For one, Olivey has taken to looking at student success a little differently. While he recognizes the importance of concrete numbers (graduation rates, retention rates, etc.), he also stresses the value in other definitions of student success.
“Sometimes student success means you take a little longer to graduate because you’re paying your way through school. Sometimes it means graduating without a lot of debt,” he said. “We want to pay attention to graduation rates, but I don’t want to lose sight of the fact that success is sometimes just completing a course.”
Olivey is dedicated to helping students complete his courses to the best of their ability, even if it takes a second try.
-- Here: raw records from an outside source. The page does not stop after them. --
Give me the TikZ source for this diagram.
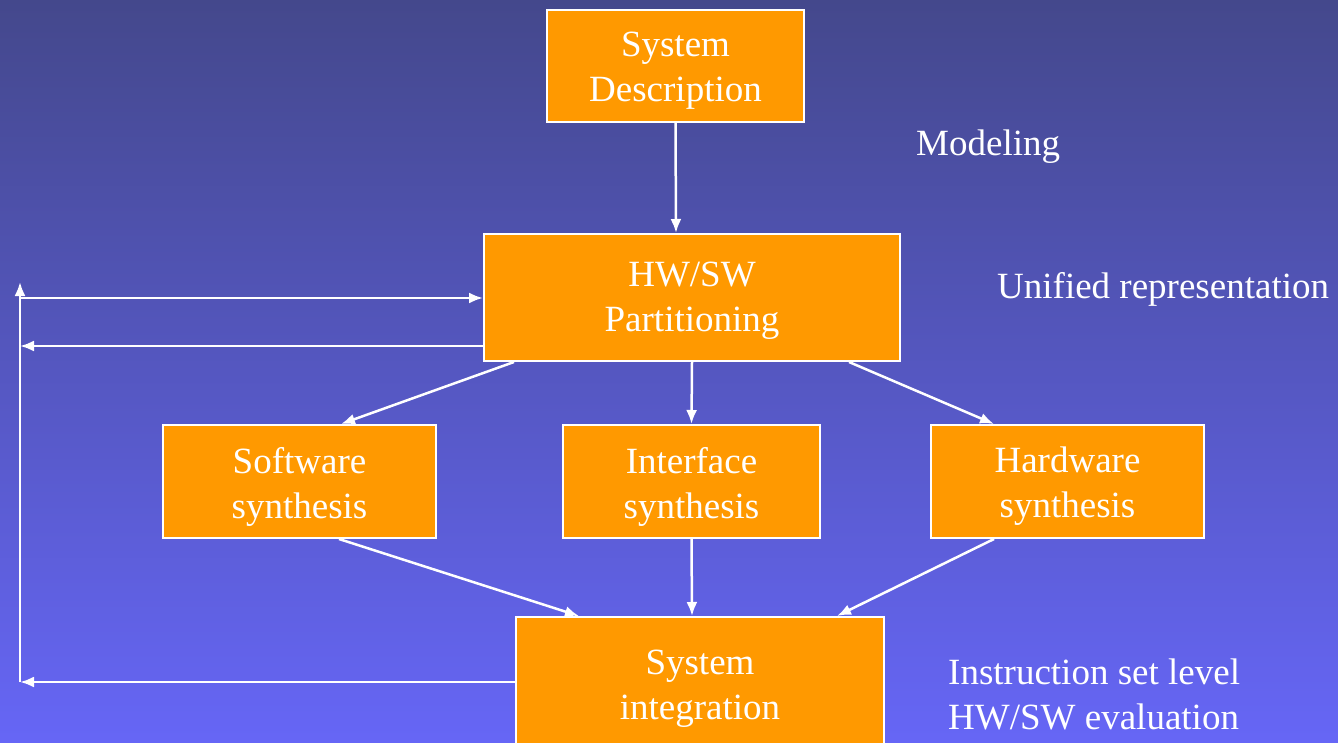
\documentclass[tikz,border=0pt]{standalone}
\usepackage{fontspec}
\setmainfont{Liberation Serif}
\usetikzlibrary{arrows.meta}
\definecolor{bgtop}{RGB}{68,72,140}
\definecolor{bgbot}{RGB}{102,102,246}
\definecolor{boxorange}{RGB}{255,153,0}
\tikzset{
  procbox/.style={draw=white, line width=2pt, fill=boxorange, inner sep=0pt},
  boxtext/.style={text=white, align=center, inner sep=0pt, font=\fontsize{37}{45}\selectfont},
  lbl/.style={text=white, anchor=west, align=left, inner sep=0pt, font=\fontsize{37}{45}\selectfont},
  arr/.style={draw=white, line width=2.5pt, -{Latex[length=14pt,width=11pt]}},
  plain/.style={draw=white, line width=2.5pt}
}
\begin{document}
\begin{tikzpicture}[x=1pt,y=-1pt]
\clip (0,0) rectangle (1338,743);
\useasboundingbox (0,0) rectangle (1338,743);
\shade[top color=bgtop, bottom color=bgbot] (0,0) rectangle (1338,743);

\node[procbox, minimum width=257pt, minimum height=112pt] (sd) at (675.5,66) {};
\node[procbox, minimum width=416pt, minimum height=127pt] (hw) at (692,297.5) {};
\node[procbox, minimum width=273pt, minimum height=113pt] (sw) at (299.5,481.5) {};
\node[procbox, minimum width=257pt, minimum height=113pt] (if) at (691.5,481.5) {};
\node[procbox, minimum width=273pt, minimum height=113pt] (hs) at (1067.5,481.5) {};
\node[procbox, minimum width=368pt, minimum height=134pt] (si) at (700,684) {};

\node[boxtext] (sdt) at ([yshift=-5pt]sd.center) {System\\Description};
\node[boxtext] (hwt) at ([yshift=-3pt]hw.center) {HW/SW\\Partitioning};
\node[boxtext] (swt) at ([yshift=-5pt]sw.center) {Software\\synthesis};
\node[boxtext] (ift) at ([yshift=-5pt]if.center) {Interface\\synthesis};
\node[boxtext] (hst) at ([yshift=-5pt]hs.center) {Hardware\\synthesis};
\node[boxtext] (sit) at ([yshift=-5pt]si.center) {System\\integration};

\node[lbl] (mod) at (916,147) {Modeling};
\node[lbl] (uni) at (997,289) {Unified representation};
\node[lbl] (ins) at (948,694) {Instruction set level\\HW/SW evaluation};

\draw[arr] (sd.south) -- ([xshift=-16pt]hw.north);

\coordinate (lb) at (20,682);
\coordinate (lt) at (20,282);
\coordinate (lh) at (20,298);
\coordinate (lm) at (20,346);
\draw[plain] ([yshift=0pt]lb) -- ([yshift=1.25pt]lb);
\draw[arr] (lb) -- (lt);
\draw[arr] (lh) -- (hw.west |- lh);
\draw[arr] (hw.west |- lm) -- (lm);
\draw[arr] (si.west |- lb) -- (lb);

\draw[arr] ([xshift=31pt]hw.south west) -- ([xshift=179pt]sw.north west);
\draw[arr] (hw.south) -- (if.north);
\draw[arr] ([xshift=366pt]hw.south west) -- ([xshift=64pt]hs.north west);

\draw[arr] ([xshift=177pt]sw.south west) -- ([xshift=64pt]si.north west);
\draw[arr] (if.south) -- ([xshift=-8pt]si.north);
\draw[arr] ([xshift=64pt]hs.south west) -- ([xshift=322pt]si.north west);
\end{tikzpicture}
\end{document}
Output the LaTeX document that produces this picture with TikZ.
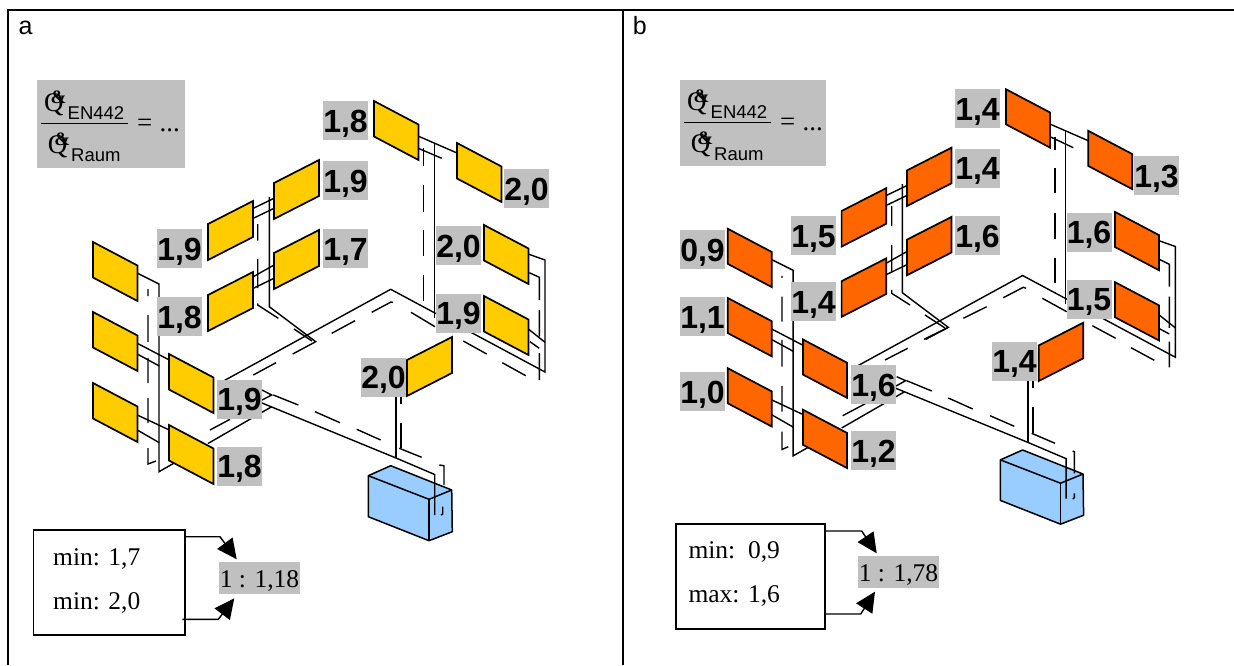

He emphasizes that exceptional instructors should recognize that students bring different talents to the table, and teaching styles should be adapted to match students’ existing skills and goals.
“I feel a calling to give students a solid foundation to get what they’re hoping for out of their college education and allow them to help their communities,” he said.
Olivey recalls something his PhD advisor once told him—that his job as a science instructor is not necessarily to discover the “next big thing,” but to train students who can go on to do incredible things.
And with student success at the forefront of everything he does, 2022 FACET inductee Olivey is perfectly positioned to give students those opportunities.